* **SET PROBLEM**:
Would you quote every entry exactly, dropping only the pictures?
———
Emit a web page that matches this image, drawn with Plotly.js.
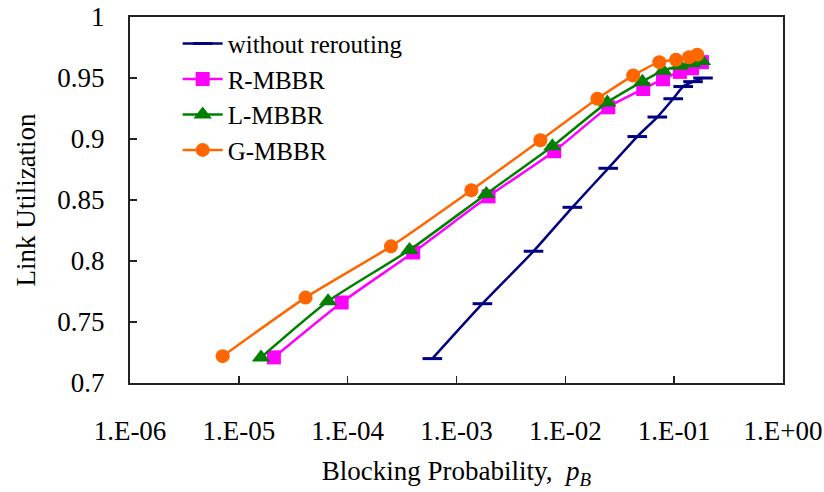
<!DOCTYPE html>
<html>
<head>
<meta charset="utf-8">
<script src="https://cdn.plot.ly/plotly-3.0.1.min.js"></script>
<style>html,body{margin:0;padding:0;background:#fff;}#chart{width:824px;height:492px;}</style>
</head>
<body>
<div id="chart"></div>
<script>
// Data
var seriesNames = ["without rerouting", "R-MBBR", "L-MBBR", "G-MBBR"];

var noRerouteX = [6.0e-4, 1.73e-3, 5.1e-3, 1.16e-2, 2.48e-2, 4.58e-2, 7.0e-2, 9.8e-2, 1.21e-1, 1.49e-1, 1.84e-1];
var noRerouteY = [0.720, 0.765, 0.808, 0.844, 0.876, 0.902, 0.918, 0.933, 0.943, 0.947, 0.950];

var rX = [2.1e-5, 8.8e-5, 4.0e-4, 1.97e-3, 7.9e-3, 2.48e-2, 5.2e-2, 7.9e-2, 1.13e-1, 1.46e-1, 1.80e-1];
var rY = [0.721, 0.766, 0.807, 0.853, 0.890, 0.926, 0.941, 0.949, 0.955, 0.958, 0.963];

var lX = [1.6e-5, 6.6e-5, 3.7e-4, 1.88e-3, 7.6e-3, 2.43e-2, 5.1e-2, 7.9e-2, 1.13e-1, 1.46e-1, 1.80e-1];
var lY = [0.721, 0.767, 0.809, 0.855, 0.894, 0.930, 0.947, 0.956, 0.960, 0.962, 0.964];

var gX = [7.1e-6, 4.1e-5, 2.5e-4, 1.37e-3, 5.9e-3, 1.97e-2, 4.2e-2, 7.3e-2, 1.04e-1, 1.37e-1, 1.63e-1];
var gY = [0.722, 0.770, 0.812, 0.858, 0.899, 0.933, 0.952, 0.963, 0.965, 0.967, 0.969];

var xTickVals = [1e-6, 1e-5, 1e-4, 1e-3, 1e-2, 1e-1, 1];
var xTickText = ["1.E-06", "1.E-05", "1.E-04", "1.E-03", "1.E-02", "1.E-01", "1.E+00"];
var yTickVals = [0.7, 0.75, 0.8, 0.85, 0.9, 0.95, 1];
var yTickText = ["0.7", "0.75", "0.8", "0.85", "0.9", "0.95", "1"];

var FONT = "Liberation Serif";
var FS = 27;

function tr(name, x, y, color, symbol, msize, group) {
  return {
    type: "scatter", mode: "lines+markers", name: name, x: x, y: y,
    legendgroup: group,
    line: {color: color, width: 2.5, shape: "spline", smoothing: 0.6},
    marker: {symbol: symbol, size: msize, color: color,
             line: {color: color, width: symbol === "line-ew" ? 3 : 0}},
    cliponaxis: false
  };
}

var data = [
  tr(seriesNames[0], noRerouteX, noRerouteY, "#000080", "line-ew", 14, "a"),
  tr(seriesNames[1], rX, rY, "#FF00FF", "square", 14, "b"),
  tr(seriesNames[2], lX, lY, "#008000", "triangle-up", 16, "c"),
  tr(seriesNames[3], gX, gY, "#FF6600", "circle", 14, "d")
];

var layout = {
  width: 824, height: 492,
  margin: {l: 130, r: 41, t: 17, b: 109},
  paper_bgcolor: "#fff", plot_bgcolor: "#fff",
  font: {family: FONT, size: FS, color: "#000"},
  showlegend: true,
  legend: {x: 0.073, y: 0.99, xanchor: "left", yanchor: "top",
           bgcolor: "rgba(0,0,0,0)", font: {family: FONT, size: 25, color: "#000"},
           traceorder: "grouped", tracegroupgap: 0, itemwidth: 40},
  xaxis: {
    type: "log", range: [-6, 0],
    tickmode: "array", tickvals: xTickVals, ticktext: xTickText,
    ticks: "inside", ticklen: 7, tickwidth: 1.5, tickcolor: "#222",
    showline: true, linecolor: "#222", linewidth: 2, mirror: true,
    showgrid: false, zeroline: false,
    tickfont: {family: FONT, size: FS, color: "#000"},
    ticklabelstandoff: 23,
    title: {text: "Blocking Probability,  <i>p</i><sub><i>B</i></sub>",
            font: {family: FONT, size: FS, color: "#000"}, standoff: 16}
  },
  yaxis: {
    range: [0.7, 1],
    tickmode: "array", tickvals: yTickVals, ticktext: yTickText,
    ticks: "inside", ticklen: 7, tickwidth: 1.5, tickcolor: "#222",
    showline: true, linecolor: "#222", linewidth: 2, mirror: true,
    showgrid: false, zeroline: false,
    tickfont: {family: FONT, size: FS, color: "#000"},
    ticklabelstandoff: 18,
    title: {text: "Link Utilization", font: {family: FONT, size: FS, color: "#000"}, standoff: 14}
  }
};

Plotly.newPlot("chart", data, layout, {displayModeBar: false, staticPlot: true});
</script>
</body>
</html>
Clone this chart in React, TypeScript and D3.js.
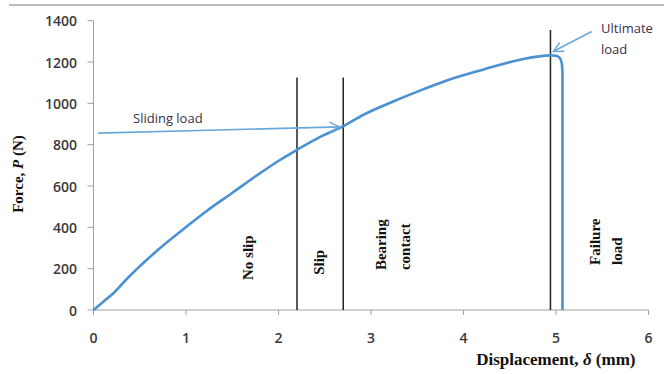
———
* **WRITTEN REPLY**:
Emit a web page that matches this image, drawn with Plotly.js.
<!DOCTYPE html>
<html>
<head>
<meta charset="utf-8">
<script src="https://cdn.plot.ly/plotly-3.0.1.min.js"></script>
<style>html,body{margin:0;padding:0;background:#fff;}#chart{width:824px;height:492px;}</style>
</head>
<body>
<div id="chart"></div>
<script>
// Data
var seriesNames = ["without rerouting", "R-MBBR", "L-MBBR", "G-MBBR"];

var noRerouteX = [6.0e-4, 1.73e-3, 5.1e-3, 1.16e-2, 2.48e-2, 4.58e-2, 7.0e-2, 9.8e-2, 1.21e-1, 1.49e-1, 1.84e-1];
var noRerouteY = [0.720, 0.765, 0.808, 0.844, 0.876, 0.902, 0.918, 0.933, 0.943, 0.947, 0.950];

var rX = [2.1e-5, 8.8e-5, 4.0e-4, 1.97e-3, 7.9e-3, 2.48e-2, 5.2e-2, 7.9e-2, 1.13e-1, 1.46e-1, 1.80e-1];
var rY = [0.721, 0.766, 0.807, 0.853, 0.890, 0.926, 0.941, 0.949, 0.955, 0.958, 0.963];

var lX = [1.6e-5, 6.6e-5, 3.7e-4, 1.88e-3, 7.6e-3, 2.43e-2, 5.1e-2, 7.9e-2, 1.13e-1, 1.46e-1, 1.80e-1];
var lY = [0.721, 0.767, 0.809, 0.855, 0.894, 0.930, 0.947, 0.956, 0.960, 0.962, 0.964];

var gX = [7.1e-6, 4.1e-5, 2.5e-4, 1.37e-3, 5.9e-3, 1.97e-2, 4.2e-2, 7.3e-2, 1.04e-1, 1.37e-1, 1.63e-1];
var gY = [0.722, 0.770, 0.812, 0.858, 0.899, 0.933, 0.952, 0.963, 0.965, 0.967, 0.969];

var xTickVals = [1e-6, 1e-5, 1e-4, 1e-3, 1e-2, 1e-1, 1];
var xTickText = ["1.E-06", "1.E-05", "1.E-04", "1.E-03", "1.E-02", "1.E-01", "1.E+00"];
var yTickVals = [0.7, 0.75, 0.8, 0.85, 0.9, 0.95, 1];
var yTickText = ["0.7", "0.75", "0.8", "0.85", "0.9", "0.95", "1"];

var FONT = "Liberation Serif";
var FS = 27;

function tr(name, x, y, color, symbol, msize, group) {
  return {
    type: "scatter", mode: "lines+markers", name: name, x: x, y: y,
    legendgroup: group,
    line: {color: color, width: 2.5, shape: "spline", smoothing: 0.6},
    marker: {symbol: symbol, size: msize, color: color,
             line: {color: color, width: symbol === "line-ew" ? 3 : 0}},
    cliponaxis: false
  };
}

var data = [
  tr(seriesNames[0], noRerouteX, noRerouteY, "#000080", "line-ew", 14, "a"),
  tr(seriesNames[1], rX, rY, "#FF00FF", "square", 14, "b"),
  tr(seriesNames[2], lX, lY, "#008000", "triangle-up", 16, "c"),
  tr(seriesNames[3], gX, gY, "#FF6600", "circle", 14, "d")
];

var layout = {
  width: 824, height: 492,
  margin: {l: 130, r: 41, t: 17, b: 109},
  paper_bgcolor: "#fff", plot_bgcolor: "#fff",
  font: {family: FONT, size: FS, color: "#000"},
  showlegend: true,
  legend: {x: 0.073, y: 0.99, xanchor: "left", yanchor: "top",
           bgcolor: "rgba(0,0,0,0)", font: {family: FONT, size: 25, color: "#000"},
           traceorder: "grouped", tracegroupgap: 0, itemwidth: 40},
  xaxis: {
    type: "log", range: [-6, 0],
    tickmode: "array", tickvals: xTickVals, ticktext: xTickText,
    ticks: "inside", ticklen: 7, tickwidth: 1.5, tickcolor: "#222",
    showline: true, linecolor: "#222", linewidth: 2, mirror: true,
    showgrid: false, zeroline: false,
    tickfont: {family: FONT, size: FS, color: "#000"},
    ticklabelstandoff: 23,
    title: {text: "Blocking Probability,  <i>p</i><sub><i>B</i></sub>",
            font: {family: FONT, size: FS, color: "#000"}, standoff: 16}
  },
  yaxis: {
    range: [0.7, 1],
    tickmode: "array", tickvals: yTickVals, ticktext: yTickText,
    ticks: "inside", ticklen: 7, tickwidth: 1.5, tickcolor: "#222",
    showline: true, linecolor: "#222", linewidth: 2, mirror: true,
    showgrid: false, zeroline: false,
    tickfont: {family: FONT, size: FS, color: "#000"},
    ticklabelstandoff: 18,
    title: {text: "Link Utilization", font: {family: FONT, size: FS, color: "#000"}, standoff: 14}
  }
};

Plotly.newPlot("chart", data, layout, {displayModeBar: false, staticPlot: true});
</script>
</body>
</html>
Clone this chart in React, TypeScript and D3.js.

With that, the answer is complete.